# FOUNDATIONS OF COMPUTING II - 2018/9

Module code: COM1033

Module Overview

The course builds upon COM1026, Foundations of Computing, and introduces the key concepts of differentiation/integration of a function and their applications. It also provides a short introduction to solving linear equations using matrix manipulation and a primer on statistics.

Module provider

Computer Science

Module Leader

LI Y Dr (Computer Sci)

Number of Credits: 15

ECTS Credits: 7.5

Framework: FHEQ Level 4

JACs code: I100

Module cap (Maximum number of students): N/A

Module Availability

Semester 2

Prerequisites / Co-requisites

None

Module content

Indicative content includes:

Differentiation:

Limits and continuity

What is a derivative

Derivatives of functions

Optimisation problems

Integration:

Definite integrals of simple functions

Fundamental theorem of calculus

Numerical methods of integration and their application.

Linear equations and matrices:

Solve linear equations systematically

Matrices and matrix manipulation

A primer on statistics:

Describing and summarising data

Distributions

Samples and populations

Significance testing

Assessment pattern

Assessment type | Unit of assessment | Weighting |
---|---|---|

Coursework | COURSEWORK I INDIVIDUAL | 40 |

Examination | 2HR UNSEEN EXAM | 60 |

Alternative Assessment

N/A

Assessment Strategy

The assessment strategy is designed to provide students with the opportunity to demonstrate that they have achieved the module learning outcomes.

Thus, the summative assessment for this module consists of:

· An individual coursework on differentiation/ integration of functions and matrix manipulation.
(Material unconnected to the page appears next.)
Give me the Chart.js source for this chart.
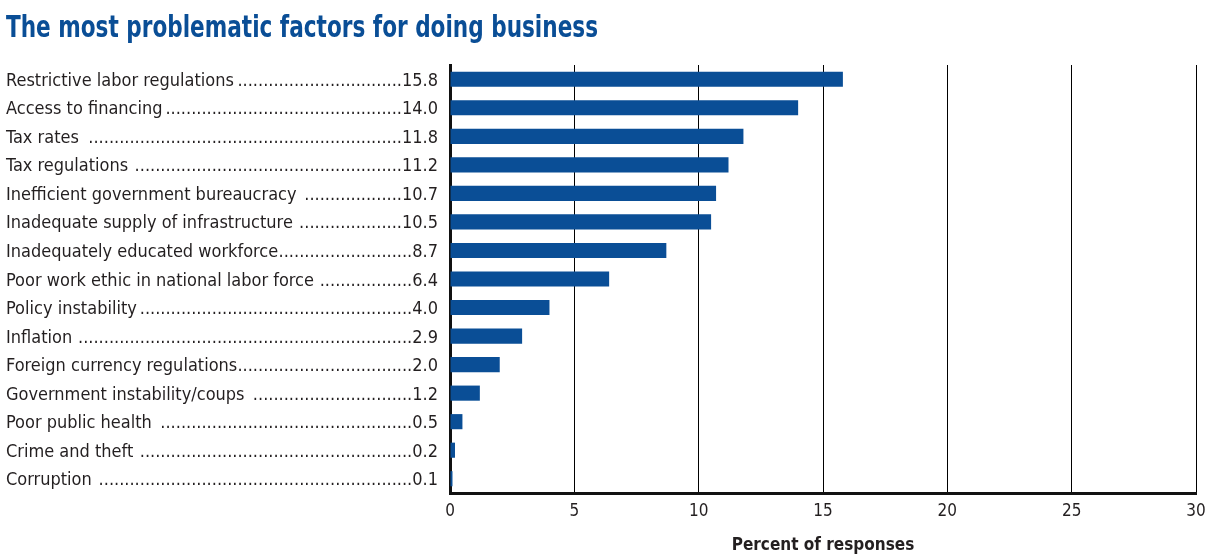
<!DOCTYPE html>
<html><head><meta charset="utf-8">
<script src="https://cdn.jsdelivr.net/npm/chart.js@4"></script>
<style>html,body{margin:0;padding:0;background:#fff}#wrap{width:1207px;height:558px;position:relative}</style>
</head><body><div id="wrap"><canvas id="c" width="1207" height="558"></canvas></div>
<script>
const titleText = 'The most problematic factors for doing business';
const categories = [
  'Restrictive labor regulations',
  'Access to financing',
  'Tax rates ',
  'Tax regulations ',
  'Inefficient government bureaucracy ',
  'Inadequate supply of infrastructure ',
  'Inadequately educated workforce',
  'Poor work ethic in national labor force ',
  'Policy instability',
  'Inflation ',
  'Foreign currency regulations',
  'Government instability/coups ',
  'Poor public health ',
  'Crime and theft ',
  'Corruption '
];
const values = [15.8, 14.0, 11.8, 11.2, 10.7, 10.5, 8.7, 6.4, 4.0, 2.9, 2.0, 1.2, 0.5, 0.2, 0.1];
const xTicks = [0, 5, 10, 15, 20, 25, 30];
const axisTitle = 'Percent of responses';

const FAMILY = '"Liberation Sans Narrow", "DejaVu Sans Condensed", "Roboto Condensed", sans-serif';
const BLUE = '#0a4e96';
const TEXT = '#231f20';

const labelPlugin = {
  id: 'leftLabels',
  afterDraw(chart) {
    const ctx = chart.ctx;
    const ys = chart.scales.y;
    ctx.save();
    ctx.fillStyle = BLUE;
    ctx.textAlign = 'left';
    ctx.textBaseline = 'alphabetic';
    ctx.font = 'bold 31px ' + FAMILY;
    const tw = ctx.measureText(titleText).width;
    const sx = 592 / tw;
    ctx.save();
    ctx.translate(6, 37);
    ctx.scale(sx, 1);
    ctx.fillText(titleText, 0, 0);
    ctx.restore();

    ctx.font = '18px ' + FAMILY;
    ctx.fillStyle = TEXT;
    const right = 438;
    const dw = ctx.measureText('.').width;
    categories.forEach((name, i) => {
      const py = ys.getPixelForValue(i) + 6.5;
      const v = values[i].toFixed(1);
      const vw = ctx.measureText(v).width;
      ctx.textAlign = 'left';
      ctx.fillText(name, 6, py);
      const nw = ctx.measureText(name).width;
      const n = Math.max(0, Math.floor((right - vw - 6 - nw) / dw));
      ctx.textAlign = 'right';
      ctx.fillText('.'.repeat(n) + v, right, py);
    });
    ctx.restore();
  }
};

new Chart(document.getElementById('c'), {
  type: 'bar',
  data: {
    labels: categories,
    datasets: [{ data: values, backgroundColor: BLUE, borderWidth: 0, barPercentage: 0.53, categoryPercentage: 1 }]
  },
  options: {
    indexAxis: 'y',
    responsive: false,
    animation: false,
    devicePixelRatio: 1,
    layout: { padding: { left: 450, right: 11, top: 65, bottom: 0 } },
    plugins: { legend: { display: false }, tooltip: { enabled: false }, title: { display: false } },
    scales: {
      x: {
        min: 0, max: 30,
        afterBuildTicks: s => { s.ticks = xTicks.map(v => ({ value: v })); },
        afterFit: s => { s.height = 65; s.paddingLeft = 0; s.paddingRight = 0; },
        grid: { color: '#000', lineWidth: 1, drawTicks: false },
        border: { color: '#111', width: 3 },
        ticks: { color: TEXT, font: { family: FAMILY, size: 17 }, padding: 8, maxRotation: 0 },
        title: { display: true, text: axisTitle, color: TEXT, font: { family: FAMILY, size: 17, weight: 'bold' }, padding: { top: 0, bottom: 2 } }
      },
      y: {
        afterFit: s => { s.width = 0; },
        grid: { display: false, drawTicks: false },
        border: { color: '#111', width: 3 },
        ticks: { display: false }
      }
    }
  },
  plugins: [labelPlugin]
});
</script>
</body></html>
This addresses LO1, LO2, LO3, LO4, LO6.

· A 2h unseen examination on the whole course content. This addresses all learning outcomes.

The individual coursework will be due around week 8.. The exam takes place at the end of the semester during the exam period.

Formative assessment and feedback

EVS handsets may be used extensively in the lectures, with each lecture consisting of a number of slides explaining the theory followed by a number of slides gauging the students’ understanding. The answers are discussed when necessary, eg if a high proportion (more than 25%) of the students get the answer wrong. Individual formative feedback will also be given during the lab sessions and as part of the summative assessment.

Module aims

- This module aims to deepen the students' understanding of mathematical functions and their applications, and demonstrate how these are relevant to the discipline. Octave will be used practically to illustrate how functions can be differentiated and integrated. The module also aims to show how sets of linear equations can be solved by simple matrix manipulations. Finally, students will gain insights into how statistics can be used to summarise and interpret data.

Learning outcomes

Attributes Developed | ||
---|---|---|

1 | Differentiate and integrate some elementary functions, including polynomials, exponential and trigonometric functions; | KCT |

2 | Apply differentiation, e.g. to solve optimisation problems | KCT |

3 | Apply integration, e.g. to find the mean value of function and the area between curves | KCT |

4 | Solve linear equations using matrix manipulations | KCT |

5 | Understand and apply simple statistical methods; | KCT |

6 | Translate real-world problems into mathematical expressions to be solved | CPT |

Attributes Developed

**C** - Cognitive/analytical

**K** - Subject knowledge

**T** - Transferable skills

**P** - Professional/Practical skills

Overall student workload

Lecture Hours: 33

Laboratory Hours: 11

Methods of Teaching / Learning

The learning and teaching strategy is designed to:

Help students be confident in manipulating mathematical functions

Provide opportunities to explore mathematical concepts, like differentiation, using Octave

Practise solving real-world problems by translating them into mathematical expressions

Enable students to interpret data using simple statistical techniques

The learning and teaching methods include:

Lectures (11 weeks at 2h) using EVS handsets to gauge the students’ understanding

Laboratory session (10 weeks at 2h)

Indicated Lecture Hours (which may also include seminars, tutorials, workshops and other contact time) are approximate and may include in-class tests where one or more of these are an assessment on the module. In-class tests are scheduled/organised separately to taught content and will be published on to student personal timetables, where they apply to taken modules, as soon as they are finalised by central administration. This will usually be after the initial publication of the teaching timetable for the relevant semester.

Reading list

Reading list for FOUNDATIONS OF COMPUTING II : http://aspire.surrey.ac.uk/modules/com1033

Programmes this module appears in

Programme | Semester | Classification | Qualifying conditions |
---|---|---|---|

Computer Science BSc (Hons) | 2 | Compulsory | A weighted aggregate mark of 40% is required to pass the module |

Computing and Information Technology BSc (Hons) | 2 | Compulsory | A weighted aggregate mark of 40% is required to pass the module |

Please note that the information detailed within this record is accurate at the time of publishing and may be subject to change. This record contains information for the most up to date version of the programme / module for the 2018/9 academic year.